Required task> Leave out the pictures and repeat exactly the lines between the one containing "What matplotlib code" and the one containing "plt.rcParams['font.family'] = ['Liberation", inclusive.

Begin

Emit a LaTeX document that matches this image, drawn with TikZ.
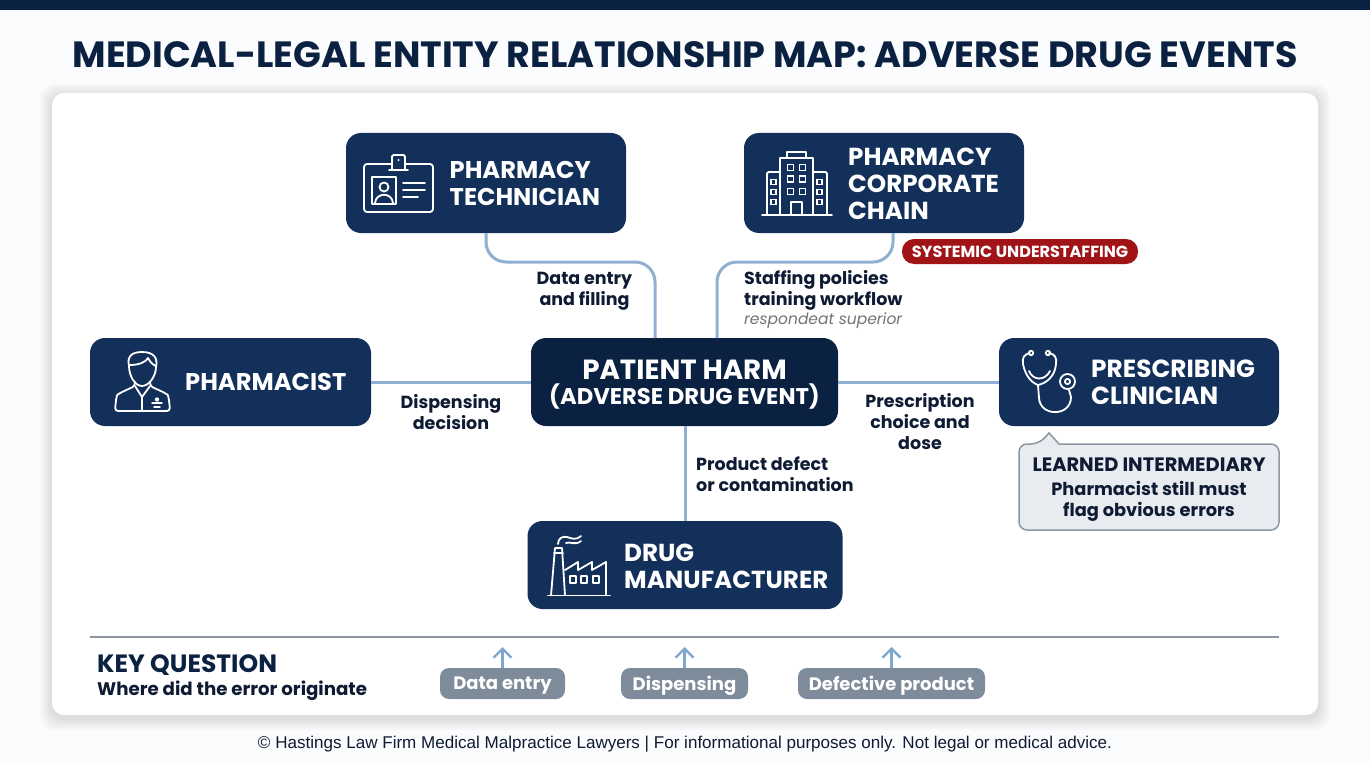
\documentclass[tikz,border=0pt]{standalone}
\usepackage{fontspec}
\setmainfont{Poppins}
\newfontfamily\foot{Liberation Sans}
\usetikzlibrary{arrows.meta}
\definecolor{navy}{HTML}{12305A}
\definecolor{navyd}{HTML}{0B2142}
\definecolor{ink}{HTML}{0F1B33}
\definecolor{conn}{HTML}{8FB0D0}
\definecolor{arrowc}{HTML}{7FA6CC}
\definecolor{pillc}{HTML}{7D8B9A}
\definecolor{redb}{HTML}{A01418}
\definecolor{calf}{HTML}{E8ECF1}
\definecolor{cald}{HTML}{8C96A2}
\definecolor{pagebg}{HTML}{FBFCFD}
\tikzset{
 entity/.style={fill=navy,rounded corners=15,inner sep=0,minimum height=88},
 lbl/.style={text=white,font=\fontsize{24.6}{27}\selectfont\bfseries,align=left,anchor=west,inner sep=0},
 lbls/.style={lbl,font=\fontsize{24.2}{27}\selectfont\bfseries},
 link/.style={draw=conn,line width=3,rounded corners=20},
 edgetext/.style={text=ink,font=\fontsize{17.5}{21}\selectfont\bfseries,inner sep=0},
 pill/.style={fill=pillc,rounded corners=9,minimum height=31,inner sep=0},
 pilltext/.style={text=white,inner sep=0,font=\fontsize{18}{20}\selectfont\bfseries},
 upar/.style={draw=arrowc,line width=2.4,-{Straight Barb[length=9,width=18,line width=2.4]}},
 icon/.style={draw=white,line width=1.8,line join=round,line cap=round,fill=none},
}
\begin{document}
\begin{tikzpicture}[x=1pt,y=-1pt]
\useasboundingbox (0,0) rectangle (1370,765);
\fill[pagebg] (0,0) rectangle (1370,765);
\fill[navyd] (0,0) rectangle (1370,10);
\node[text=navyd,font=\fontsize{36.5}{38}\selectfont\bfseries,inner sep=0] (title) at (685,54.5) {MEDICAL-LEGAL ENTITY RELATIONSHIP MAP: ADVERSE DRUG EVENTS};
% panel
\foreach \k in {12,10,8,6,4,2}{
 \fill[black,opacity=0.018,rounded corners=14] (52-\k,93-\k+3) rectangle (1318+\k,715+\k+3);}
\fill[white,rounded corners=12] (52,93) rectangle (1318,715);
% nodes
\node[entity,minimum width=280,minimum height=100] (tech) at (486,183) {};
\node[entity,minimum width=280,minimum height=100] (chain) at (884,183) {};
\node[entity,minimum width=281] (pharm) at (230.5,382) {};
\node[entity,minimum width=307,fill=navyd] (harm) at (684.5,382) {};
\node[entity,minimum width=280] (clin) at (1139,382) {};
\node[entity,minimum width=315] (mfr) at (685,565) {};
% connectors
\coordinate (t1) at (655,338);
\coordinate (c1) at (717,338);
\coordinate (c0) at (893,233);
\coordinate (m1) at (685,521);
\draw[link] (tech.south) -- (486,262) -- (655,262) -- (t1);
\draw[link] (c0) -- (893,262) -- (717,262) -- (c1);
\draw[link] (pharm.east) -- (harm.west);
\draw[link] (harm.east) -- (clin.west);
\draw[link] (harm.south -| m1) -- (m1);
% node labels
\node[lbls] (techl) at (449.5,183.5) {PHARMACY\\TECHNICIAN};
\node[lbl] (chainl) at (848,184) {PHARMACY\\CORPORATE\\CHAIN};
\node[lbls] (pharml) at (185,382) {PHARMACIST};
\node[lbl,font=\fontsize{24.8}{27}\selectfont\bfseries] (clinl) at (1091,382.5) {PRESCRIBING\\CLINICIAN};
\node[lbl] (mfrl) at (624,566) {DRUG\\MANUFACTURER};
\node[text=white,inner sep=0,font=\fontsize{27.7}{30}\selectfont\bfseries] (harml) at (684.5,370) {PATIENT HARM};
\node[text=white,inner sep=0,font=\fontsize{22.7}{26}\selectfont\bfseries] (harml2) at (684.5,396.5) {(ADVERSE DRUG EVENT)};
% edge labels
\node[edgetext,align=center] (e1) at (584.5,291) {Data entry\\and filling};
\node[edgetext,align=left,anchor=west] (e2) at (744,290) {Staffing policies\\training workflow};
\node[anchor=west,inner sep=0,text=black!55,font=\fontsize{15.5}{18}\selectfont\itshape] (e2b) at (744,320.5) {respondeat superior};
\node[edgetext,align=center] (e3) at (451,412) {Dispensing\\decision};
\node[edgetext,align=center] (e4) at (920,422) {Prescription\\choice and\\dose};
\node[edgetext,align=left,anchor=west] (e5) at (696,474) {Product defect\\or contamination};
% badge
\node[fill=redb,text=white,rounded corners=12,minimum width=236,minimum height=25,inner sep=0,font=\fontsize{16.1}{18}\selectfont\bfseries] (badge) at (1020,251.5) {SYSTEMIC UNDERSTAFFING};
% callout
\draw[draw=cald,fill=calf,line width=1.5,rounded corners=8] (1019,444) -- (1039,444) [sharp corners] -- (1049,433) -- (1059,444) [rounded corners=8] -- (1279,444) -- (1279,530) -- (1019,530) -- cycle;
\node[text=ink,inner sep=0,font=\fontsize{19.4}{22}\selectfont\bfseries] (cal1) at (1149,464.5) {LEARNED INTERMEDIARY};
\node[text=ink,align=center,inner sep=0,font=\fontsize{17.8}{21}\selectfont\bfseries] (cal2) at (1149,501.5) {Pharmacist still must\\flag obvious errors};
% bottom
\coordinate (sepa) at (90,637); \coordinate (sepb) at (1279,637);
\draw[line width=1.6,draw=cald] (sepa) -- (sepb);
\node[anchor=west,inner sep=0,text=navyd,font=\fontsize{25}{28}\selectfont\bfseries] (kq) at (97,665.5) {KEY QUESTION};
\node[anchor=west,inner sep=0,text=ink,font=\fontsize{18.2}{20}\selectfont\bfseries] (kq2) at (97,691) {Where did the error originate};
\node[pill,minimum width=125] (p1) at (502.5,683.5) {};
\node[pill,minimum width=127] (p2) at (684.5,683.5) {};
\node[pill,minimum width=187] (p3) at (891.5,683.5) {};
\node[pilltext] at (502.5,686) {Data entry};
\node[pilltext] at (684.5,686) {Dispensing};
\node[pilltext] at (891.5,686) {Defective product};
\coordinate (a1) at (502.5,647); \coordinate (a2) at (684.5,647); \coordinate (a3) at (891.5,647);
\draw[upar] (p1.north) -- (a1);
\draw[upar] (p2.north) -- (a2);
\draw[upar] (p3.north) -- (a3);
\node[inner sep=0,text=ink,font=\fontsize{17.05}{20}\selectfont\foot] (fn) at (685,744.5) {© Hastings Law Firm Medical Malpractice Lawyers | For informational purposes only. Not legal or medical advice.};
% icon: id badge
\begin{scope}[icon]
 \draw[rounded corners=3] (364,164) rectangle (433,212);
 \draw[fill=navy,rounded corners=1.5] (392,170) -- (392,155) -- (405,155) -- (405,170);
 \draw (389,170) -- (408,170);
 \fill[white] (398.5,160) circle (1.2);
 \draw (372,177) rectangle (396,204);
 \draw (384,187) circle (4.5);
 \draw (375,203) .. controls (376,192) and (392,192) .. (393,203);
 \draw (403,183) -- (425,183); \draw (403,190) -- (425,190); \draw (403,197) -- (418,197);
\end{scope}
% icon: building
\begin{scope}[icon]
 \draw (762,215) -- (832,215);
 \draw (780,215) -- (780,158) -- (813,158) -- (813,215);
 \draw (787,158) -- (787,152) -- (806,152) -- (806,158);
 \draw[rounded corners=1.5] (780,172) -- (767,172) -- (767,215);
 \draw[rounded corners=1.5] (813,172) -- (827,172) -- (827,215);
 \draw (791,215) -- (791,202) -- (802,202) -- (802,215);
\end{scope}
\begin{scope}[draw=white,line width=1.5]
 \foreach \x/\y in {790.5/167.5,802.5/167.5,790.5/179,802.5/179,790.5/191.5,802.5/191.5}
  \draw (\x-3,\y-3) rectangle (\x+3,\y+3);
 \foreach \y in {182,192,202}{
  \draw (771,\y-2.5) rectangle (776,\y+2.5);
  \draw (817,\y-2.5) rectangle (822,\y+2.5);}
\end{scope}
% icon: pharmacist
\begin{scope}[icon]
 \draw (129,366) .. controls (127,357) and (131,352) .. (142,352) .. controls (154,352) and (158,358) .. (156,367) .. controls (156,376) and (149,386) .. (142,386) .. controls (135,386) and (129,376) .. (129,366);
 \draw (130,365) .. controls (139,365) and (146,362) .. (148,358) .. controls (150,362) and (153,365) .. (156,366);
 \draw[rounded corners=3] (135,382) -- (135,386) -- (120,393) .. controls (117,395) and (116,398) .. (115,411) -- (170,411) .. controls (169,398) and (168,395) .. (165,393) -- (150,386) -- (150,382);
 \draw (135,386) -- (142,397) -- (150,386);
 \draw (142,397) -- (142,411);
 \draw[line width=1.4] (152,403) -- (162,403); \draw[line width=1.4] (154,407) -- (160,407);
 \fill[white] (157,399.5) circle (2.2);
\end{scope}
% icon: stethoscope
\begin{scope}[icon]
 \draw (1030,353) .. controls (1024,354) and (1022,358) .. (1023,364) .. controls (1025,374) and (1030,382) .. (1038,385) .. controls (1047,383) and (1055,376) .. (1056,364) .. controls (1057,358) and (1055,354) .. (1049,353);
 \draw (1029,371) .. controls (1033,381) and (1045,381) .. (1050,371);
 \draw (1038,385) -- (1039,398) .. controls (1040,417) and (1071,417) .. (1071,397) -- (1069,390);
 \draw (1067.5,381.5) circle (7.5);
 \draw (1067.5,381.5) circle (2.6);
 \draw (1031,353) circle (2.2); \draw (1048,353) circle (2.2);
\end{scope}
% icon: factory
\begin{scope}[icon]
 \draw (548,595.5) -- (610,595.5);
 \draw (551,595.5) -- (555,548) -- (562,548) -- (565,595.5);
 \draw (554,553) -- (563,553);
 \draw (565,570) -- (578,562) -- (578,570) -- (592,562) -- (592,570) -- (606,562) -- (606,595.5);
 \draw (558,544) .. controls (558,538) and (563,536) .. (567,537) .. controls (571,538) and (575,541) .. (581,536);
 \draw (566,543) .. controls (570,541) and (575,546) .. (581,541);
 \draw (570,576) rectangle (576,583);
 \draw (581,576) rectangle (587,583);
 \draw (593,576) rectangle (599,583);
\end{scope}
\end{tikzpicture}
\end{document}
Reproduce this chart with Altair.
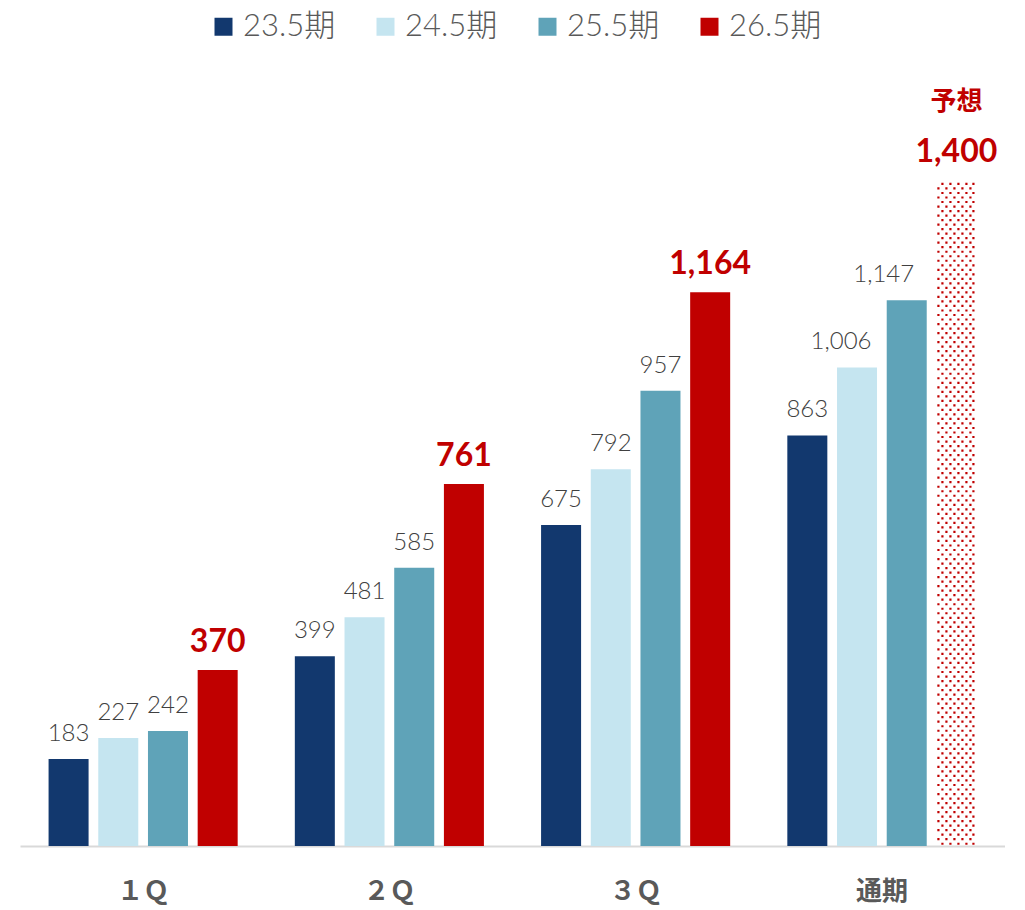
import altair as alt
import pandas as pd
import numpy as np

quarters = ["１Ｑ", "２Ｑ", "３Ｑ", "通期"]
series = ["23.5期", "24.5期", "25.5期", "26.5期"]
v23 = [183, 399, 675, 863]
v24 = [227, 481, 792, 1006]
v25 = [242, 585, 957, 1147]
v26 = [370, 761, 1164, 1400]
forecast_quarter = "通期"
forecast_series = "26.5期"
forecast_note = "予想"
colors = ["#12386e", "#c5e5f0", "#5fa3b8", "#c00000"]

rows = []
for s, vals in zip(series, [v23, v24, v25, v26]):
    for q, v in zip(quarters, vals):
        rows.append({"q": q, "s": s, "v": v,
                     "fc": (q == forecast_quarter and s == forecast_series)})
df = pd.DataFrame(rows)

actual = df[~df["fc"]]
fc = df[df["fc"]]
fc_value = float(fc["v"].iloc[0])

# dot texture for the forecast bar (one row of dots per point symbol)
step = 9.5
ys = np.arange(step / 2, fc_value, step)
dots = pd.DataFrame({"q": forecast_quarter, "s": forecast_series, "y": ys,
                     "row": np.arange(len(ys)) % 2})


def dot_row(centers, half=0.055):
    parts = []
    for c in centers:
        parts.append(f"M{c - half:.3f},{-half:.3f}h{2 * half:.3f}v{2 * half:.3f}h{-2 * half:.3f}Z")
    return " ".join(parts)


row_shapes = {0: dot_row([-0.7, -0.3, 0.1, 0.5, 0.85]),
              1: dot_row([-0.9, -0.5, -0.1, 0.3, 0.7])}

# labels nudged left in the original (style only)
label_nudge = {("通期", "24.5期"): -16, ("通期", "25.5期"): -23}

top_pad = 3
plot_h = 838 - top_pad
ymax = plot_h / 0.4757
x_enc = alt.X("q:N", sort=quarters, title=None,
              scale=alt.Scale(paddingInner=0, paddingOuter=0),
              axis=alt.Axis(labelFont="Noto Sans CJK JP", labelFontWeight="bold",
                            labelFontSize=26, labelColor="#595959", ticks=False,
                            labelPadding=32, domainColor="#d9d9d9", domainWidth=2,
                            labelAngle=0, grid=False))
xo_enc = alt.XOffset("s:N", sort=series,
                     scale=alt.Scale(paddingInner=0.195, paddingOuter=0.575))
y_scale = alt.Scale(domain=[0, ymax], nice=False, zero=True)

bars = alt.Chart(actual).mark_bar().encode(
    x=x_enc, xOffset=xo_enc,
    y=alt.Y("v:Q", scale=y_scale, axis=None),
    color=alt.Color("s:N", sort=series,
                    scale=alt.Scale(domain=series, range=colors),
                    legend=alt.Legend(title=None, orient="none", direction="horizontal",
                                      legendX=188, legendY=0, symbolType="square",
                                      symbolSize=324, symbolStrokeWidth=0,
                                      labelFont="Lato, Noto Sans CJK JP",
                                      labelFontSize=31, labelColor="#595959",
                                      labelFontWeight=300, labelOffset=4,
                                      columnPadding=34, padding=0)),
)

gray = df[df["s"] != forecast_series].copy()
gray["key"] = list(zip(gray["q"], gray["s"]))
gray_plain = gray[~gray["key"].isin(label_nudge.keys())].drop(columns="key")

text_style = dict(baseline="alphabetic", dy=-18, fontSize=24, font="Lato",
                  fontWeight=300, color="#404040")
enc = dict(x=alt.X("q:N", sort=quarters), xOffset=alt.XOffset("s:N", sort=series),
           y=alt.Y("v:Q", scale=y_scale), text=alt.Text("v:Q", format=","))

label_layers = [alt.Chart(gray_plain).mark_text(**text_style).encode(**enc)]
for key, dx in label_nudge.items():
    sub = gray[gray["key"] == key].drop(columns="key")
    label_layers.append(alt.Chart(sub).mark_text(dx=dx, **text_style).encode(**enc))

red_labels = alt.Chart(df[df["s"] == forecast_series]).mark_text(
    baseline="alphabetic", dy=-18, fontSize=32, font="Lato", fontWeight="bold",
    color="#c00000").encode(**enc)

note = alt.Chart(fc.assign(note=forecast_note)).mark_text(
    baseline="alphabetic", dy=-70, fontSize=26, font="Noto Sans CJK JP",
    fontWeight="bold", color="#c00000").encode(
    x=alt.X("q:N", sort=quarters), xOffset=alt.XOffset("s:N", sort=series),
    y=alt.Y("v:Q", scale=y_scale), text="note:N")

layers = [bars]
for r, shape in row_shapes.items():
    layers.append(
        alt.Chart(dots[dots["row"] == r]).mark_point(
            shape=shape, size=1600, filled=True, fill="#c00000", strokeWidth=0,
            opacity=1).encode(
            x=alt.X("q:N", sort=quarters),
            xOffset=alt.XOffset("s:N", sort=series),
            y=alt.Y("y:Q", scale=y_scale)))
layers += label_layers + [red_labels, note]

chart = alt.layer(*layers).properties(
    width=985, height=plot_h,
    padding={"left": 12, "top": top_pad, "right": 0, "bottom": 6},
    background="white",
).configure_view(stroke=None)

chart.save("out.html", embed_options={"renderer": "svg", "actions": False})
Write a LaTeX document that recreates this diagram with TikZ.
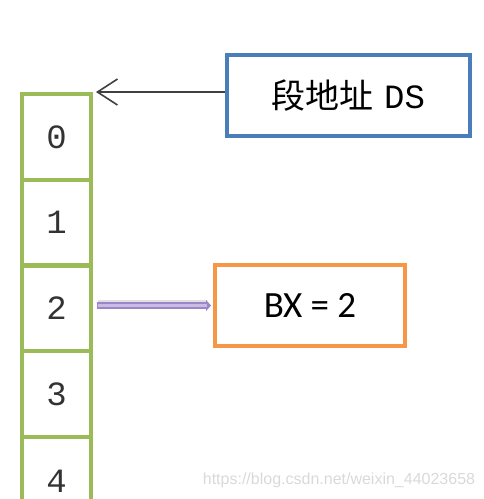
\documentclass[tikz,border=0pt]{standalone}
\usepackage{fontspec}
\newfontfamily\cjkf{Noto Sans CJK SC}
\newfontfamily\monof{Liberation Mono}
\newfontfamily\calf{Carlito}
\newfontfamily\wmf{Liberation Sans}
\usetikzlibrary{arrows.meta}
\definecolor{cgreen}{HTML}{9BBB59}
\definecolor{cblue}{HTML}{4A7EBB}
\definecolor{corange}{HTML}{F79646}
\definecolor{cpurple}{HTML}{9A86C8}
\definecolor{cpurplel}{HTML}{C9BCE4}
\tikzset{
  cell/.style={draw=cgreen, line width=4pt, minimum width=69pt, minimum height=85.75pt, inner sep=0pt,
    font=\monof\fontsize{34}{34}\selectfont, text=black!80},
  digit/.style={font=\monof\fontsize{34}{34}\selectfont, text=black!80},
  bluebox/.style={draw=cblue, line width=4.5pt, minimum width=243pt, minimum height=81pt, inner sep=0pt},
  orangebox/.style={draw=corange, line width=4pt, minimum width=190pt, minimum height=81pt, inner sep=0pt,
    font=\calf\fontsize{37}{37}\selectfont},
}
\begin{document}
\begin{tikzpicture}[x=1pt,y=-1pt]
\useasboundingbox (0,0) rectangle (484,499);
\node[cell] (c0) at (56.5,136.9) {0};
\node[cell] (c1) at (56.5,222.6) {1};
\node[cell] (c2) at (56.5,308.4) {2};
\node[cell] (c3) at (56.5,394.1) {3};
\node[cell] (c4) at (56.5,479.9) {};
\node[digit] (l4) at (56.5,481) {4};
\node[bluebox] (ds) at (348.5,95.5) {\fontsize{34}{34}\selectfont{\cjkf 段地址} {\monof DS}};
\node[orangebox] (bx) at (310,305.5) {BX = 2};
\node[font=\wmf\fontsize{16}{16}\selectfont, text=black!15] (wm) at (339,480) {https://blog.csdn.net/weixin\_44023658};
\coordinate (tip) at ([xshift=3pt]c0.north east);
\draw[line width=1.4pt, black!75, -{Straight Barb[length=20pt,width=26pt,line width=1.6pt]}] (ds.west |- tip) -- (tip);
\coordinate (ps) at ([xshift=2pt]c2.east |- bx.west);
\draw[line width=5pt, black!12, shorten <=3pt, shorten >=6pt] ([yshift=3pt]ps) -- ([yshift=3pt]bx.west);
\draw[line width=7pt, cpurple, -{Triangle[length=5pt,width=11pt]}, shorten <=2pt, shorten >=2pt] (ps) -- (bx.west);
\draw[line width=3.5pt, cpurplel, shorten <=3pt, shorten >=6pt] (ps) -- (bx.west);
\end{tikzpicture}
\end{document}
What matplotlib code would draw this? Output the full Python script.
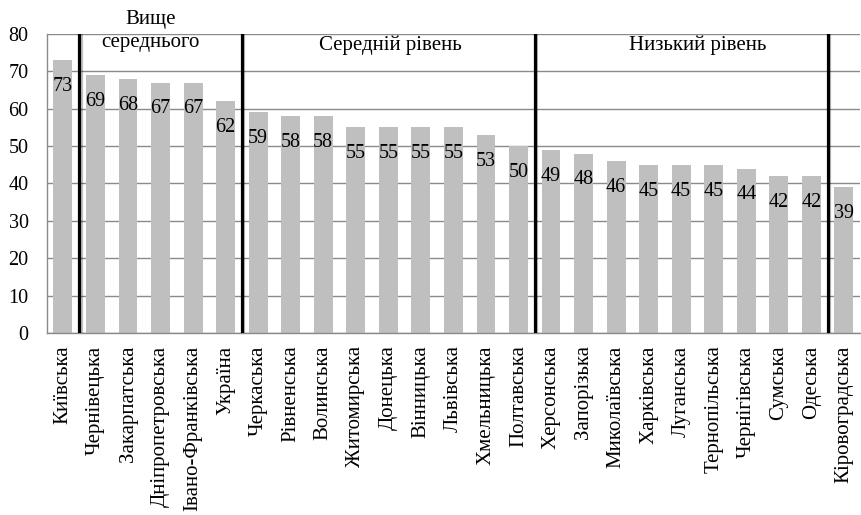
import matplotlib.pyplot as plt
import matplotlib.patheffects as pe

plt.rcParams['font.family'] = ['Liberation Serif', 'DejaVu Serif']

regions = [
    "Київська", "Чернівецька", "Закарпатська", "Дніпропетровська",
    "Івано-Франківська", "Україна", "Черкаська", "Рівненська", "Волинська",
    "Житомирська", "Донецька", "Вінницька", "Львівська", "Хмельницька",
    "Полтавська", "Херсонська", "Запорізька", "Миколаївська", "Харківська",
    "Луганська", "Тернопільська", "Чернігівська", "Сумська", "Одеська",
    "Кіровоградська",
]
scores = [73, 69, 68, 67, 67, 62, 59, 58, 58, 55, 55, 55, 55, 53, 50,
          49, 48, 46, 45, 45, 45, 44, 42, 42, 39]

# group boundaries (between bars) and group captions
boundaries = [0.5, 5.5, 14.5, 23.5]
groups = ["Вище\nсереднього", "Середній рівень", "Низький рівень"]
group_x = [2.68, 10.06, 19.5]
group_y = [80.9, 77.1, 77.1]

fig = plt.figure(figsize=(8.61, 5.15), dpi=100)
ax = fig.add_axes([0.0542, 0.3534, 0.9448, 0.5806])

x = range(len(scores))
ax.bar(x, scores, width=0.58, color="#bfbfbf", zorder=2)

for xi, v in zip(x, scores):
    ax.annotate(str(v), xy=(xi, v), xytext=(0, -19), textcoords="offset points",
                ha="center", va="center", fontsize=14.5, zorder=4)

for b in boundaries:
    ax.axvline(b, color="black", lw=2.3, zorder=5,
               path_effects=[pe.SimpleLineShadow(offset=(1, -1), alpha=0.25),
                             pe.Normal()])

for label, gx, gy in zip(groups, group_x, group_y):
    ax.text(gx, gy, label, ha="center", va="center", fontsize=15,
            linespacing=1.3, zorder=6, clip_on=False)

ax.set_xlim(-0.5, len(scores) - 0.5)
ax.set_ylim(0, 80)
ax.set_yticks(range(0, 81, 10))
ax.set_xticks(list(x))
ax.set_xticklabels(regions, rotation=90, fontsize=15)
ax.tick_params(axis="both", length=0)
ax.tick_params(axis="y", labelsize=14.5, pad=13)
ax.tick_params(axis="x", pad=9)

ax.yaxis.grid(True, color="#8a8a8a", lw=1.0, zorder=1)
ax.set_axisbelow(True)
for side in ("top", "right"):
    ax.spines[side].set_visible(False)
for side in ("left", "bottom"):
    ax.spines[side].set_color("#8a8a8a")
    ax.spines[side].set_linewidth(1.0)

fig.savefig("out.png", dpi=100)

End

Solution for this task>
What matplotlib code would draw this? Output the full Python script.
import matplotlib.pyplot as plt
import matplotlib.patheffects as pe

plt.rcParams['font.family'] = ['Liberation Serif', 'DejaVu Serif']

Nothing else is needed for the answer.